The market is ripe for disruption and FinTech firms are set to take the lead in this change to cater to the changing customer preferences. In 2015, robo-advisors managed less than $20 billion in assets in the US – this number is set to increase manifold. Robo-advisors look set to manage about 17% of total assets in next 6 years with a Compound Annual Growth Rate of 120%.
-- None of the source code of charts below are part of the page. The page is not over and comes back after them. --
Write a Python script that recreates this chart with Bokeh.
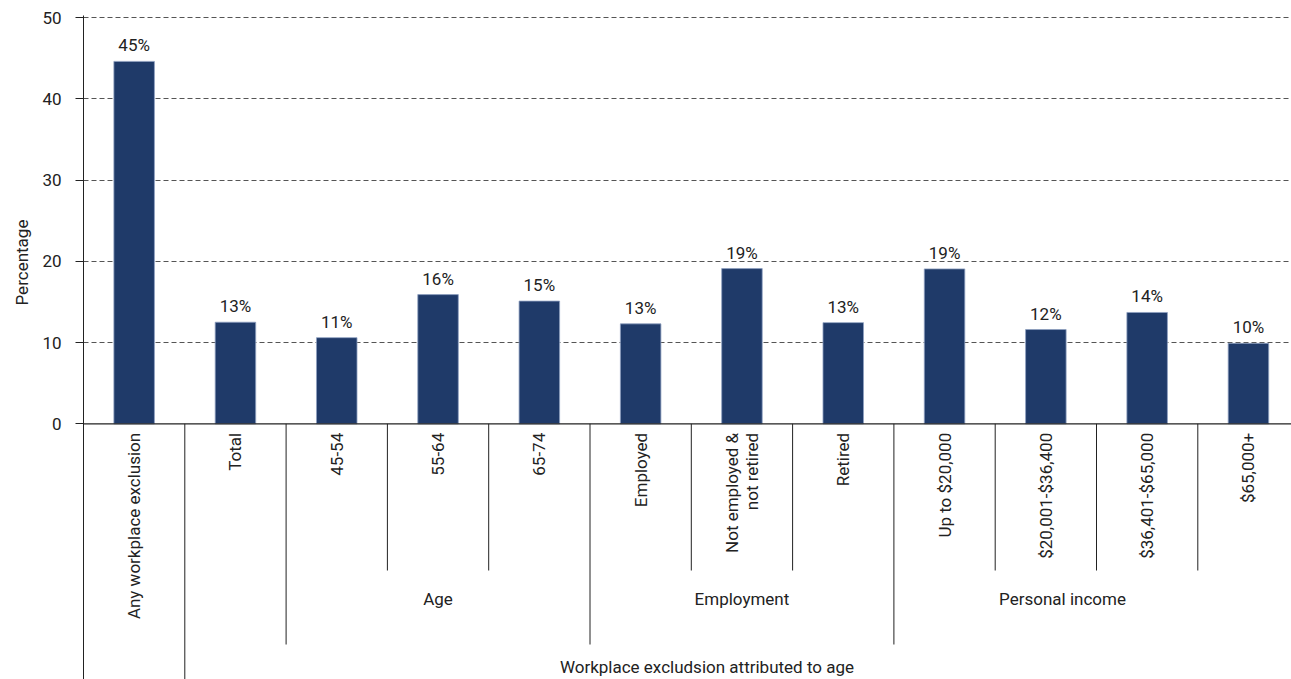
import math
from bokeh.plotting import figure
from bokeh.models import FixedTicker, Span, ColumnDataSource, Range1d, Title
from bokeh.core.properties import value
from bokeh.embed import file_html
from bokeh.resources import INLINE

# ---------------- data ----------------
categories = ["Any workplace exclusion", "Total", "45-54", "55-64", "65-74",
              "Employed", "Not employed &\nnot retired", "Retired",
              "Up to $20,000", "$20,001-$36,400", "$36,401-$65,000", "$65,000+"]
values = [44.6, 12.5, 10.6, 15.9, 15.1, 12.3, 19.1, 12.45, 19.06, 11.6, 13.7, 9.9]
value_labels = ["45%", "13%", "11%", "16%", "15%", "13%", "19%", "13%",
                "19%", "12%", "14%", "10%"]
group_names = ["Age", "Employment", "Personal income"]
group_sizes = [3, 3, 4]
group_start = 2
outer_name = "Workplace excludsion attributed to age"
outer_start = 1
y_ticks = [0, 10, 20, 30, 40, 50]
y_title = "Percentage"

# ---------------- style ----------------
FONT = "Roboto"
FS = "17px"
TXT = "#222222"
BAR = "#1f3a69"
W, H = 1291, 679
LEFT, TOP = 83, 15
SLOT = 101.3
ZERO_PX = 423.3
px_per_unit = (ZERO_PX - 17) / 50.0
y_top = 50 + (17 - TOP) / px_per_unit
y0 = y_top - (H - TOP) / px_per_unit
x_end = (W - LEFT) / SLOT

def ypx(py):  # screen y -> data y
    return (ZERO_PX - py) / px_per_unit

p = figure(width=W, height=H, output_backend="svg", toolbar_location=None,
           x_range=Range1d(0, x_end), y_range=Range1d(y0, y_top),
           min_border_left=LEFT, min_border_top=TOP, min_border_bottom=0,
           min_border_right=0)
p.outline_line_color = None
p.background_fill_color = "white"
p.xaxis.visible = False
p.xgrid.visible = False

p.yaxis.ticker = FixedTicker(ticks=y_ticks)
p.yaxis.major_tick_out = 8
p.yaxis.major_tick_in = 0
p.yaxis.minor_tick_line_color = None
p.yaxis.axis_line_color = "#222222"
p.yaxis.major_tick_line_color = "#222222"
p.yaxis.major_label_text_font = FONT
p.yaxis.major_label_text_font_size = FS
p.yaxis.major_label_text_color = TXT
p.yaxis.major_label_standoff = 14

p.ygrid.ticker = FixedTicker(ticks=[t for t in y_ticks if t > 0])
p.ygrid.grid_line_color = "#555555"
p.ygrid.grid_line_dash = "5 3"
p.ygrid.grid_line_width = 1

p.add_layout(Title(text=y_title, align="left", offset=374, text_font=FONT,
                   text_font_size=FS, text_font_style="normal",
                   text_color=TXT, standoff=15), "left")

xs = [i + 0.5 for i in range(len(categories))]
src = ColumnDataSource(dict(x=xs, top=values, lab=value_labels, cat=categories))

p.vbar(x="x", top="top", width=0.4, bottom=0, source=src,
       fill_color=BAR, line_color="#8e9fc0", line_width=0.8)

p.add_layout(Span(location=0, dimension="width", line_color="#222222", line_width=1.2))

p.text(x="x", y="top", text="lab", source=src, text_align="center",
       text_baseline="alphabetic", y_offset=-16, text_font=value(FONT),
       text_font_size=FS, text_color=TXT)

p.text(x="x", y=0, text="cat", source=src, angle=math.pi / 2,
       text_align="right", text_baseline="middle", y_offset=9,
       text_font=value(FONT), text_font_size=FS, text_color=TXT,
       text_line_height=1.0)

# separators
inner_d, group_d, outer_d = ypx(570), ypx(644), y0
bounds, depths = [], []
group_bounds = [group_start]
acc = group_start
for s in group_sizes:
    acc += s
    group_bounds.append(acc)
for b in range(1, len(categories)):
    bounds.append(b)
    if b == outer_start:
        depths.append(outer_d)
    elif b in group_bounds:
        depths.append(group_d)
    else:
        depths.append(inner_d)
p.segment(x0=bounds, x1=bounds, y0=[0] * len(bounds), y1=depths,
          line_color="#222222", line_width=1)

# group labels
gx = []
acc = group_start
for s in group_sizes:
    gx.append(acc + s / 2)
    acc += s
g_off = [0, 0, -34]
p.text(x=gx, y=[ypx(598)] * len(gx), text=group_names, x_offset=g_off,
       text_align="center", text_baseline="middle", text_font=value(FONT),
       text_font_size=FS, text_color=TXT)

p.text(x=[(outer_start + len(categories)) / 2], y=[ypx(666)], text=[outer_name],
       x_offset=[-35], text_align="center", text_baseline="middle",
       text_font=value(FONT), text_font_size=FS, text_color=TXT)

open("out.html", "w").write(file_html(p, INLINE))
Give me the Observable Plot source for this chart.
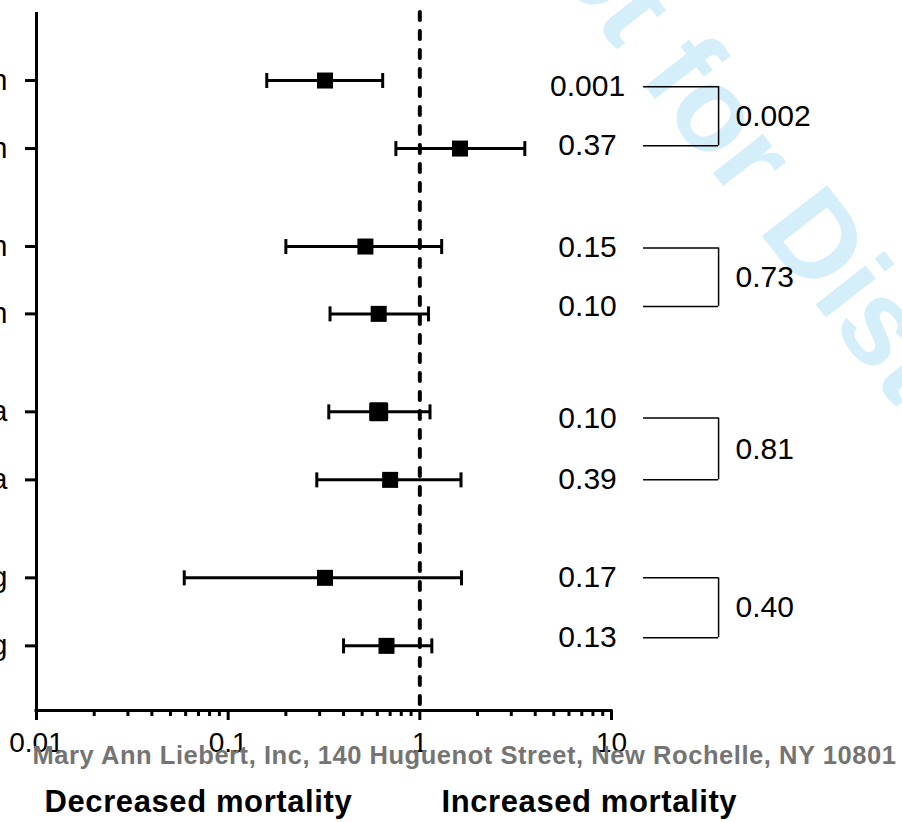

Financial Investment Advisors (FIAs) are expensive and most often beyond the reach of younger, lower net worth individuals. Millennials prefer better technologies, easy and ‘branchless’ 24/7 communication with advisors and most banks cannot provide this. It’s not just the low barriers of entry and low fees that entice millennials, but the very fact that technology is more trusted than bankers, hence necessitating digital asset management services as a priority in banks. Compared to traditional wealth managers, robo advisors gain their competitive advantage with all mobile, all-time service options. And with over 58% of millennials in the US vouching for the DIY financial research mode, robo-advisors are quickly filling in the void.
For clients with more complex investment decisions, the hybrid robo-advsiors are gaining traction. A go-between, hybrid robo-advisors couple computerized services with hand-holding from human advisors. But it’s not just millennials who are interested. When investment pros were quizzed by CFA institute, 70% expressed that new-age tools like robo-advisors will have a positive effect on mass affluent investors and 41% think it could even benefit high net worth people. The feature of robo-advisors that entice high net worth individuals is the 24/7 monitoring of portfolios and features like tax-loss harvesting.
Robo-advisors is not limited to DIY investment candidates – full service advisors and discount brokers can use robo-advice to push further into advice delivery and at the same time leverage their traditional direct engagement model. In the future, robo-advice capabilities are set to expand coverage across asset classes to include alternative investments such as hedge funds and real estate.
The adoption of Robo- advisory has significant implications on the way present digital systems interact with customers. The systems have to evolve significantly to ensure that the customer journeys are smooth and intuitive. The Robo-advisor needs to learn, thus adoption of artificial intelligence is essential to build scale and depth. The questions regarding security, liability and scalability are critical, so credible systems and processes need to be built to ensure trust and adoption. The algorithms need to be robust to take market contingencies into account – in the event of a severe market downturn or a flash crash, investors need to be assured that their assets are safe.
As artificial intelligence and automation takes on the centre stage in banking, taking advice on wealth management from a machine is just the beginning in the relentless march from atoms to bits.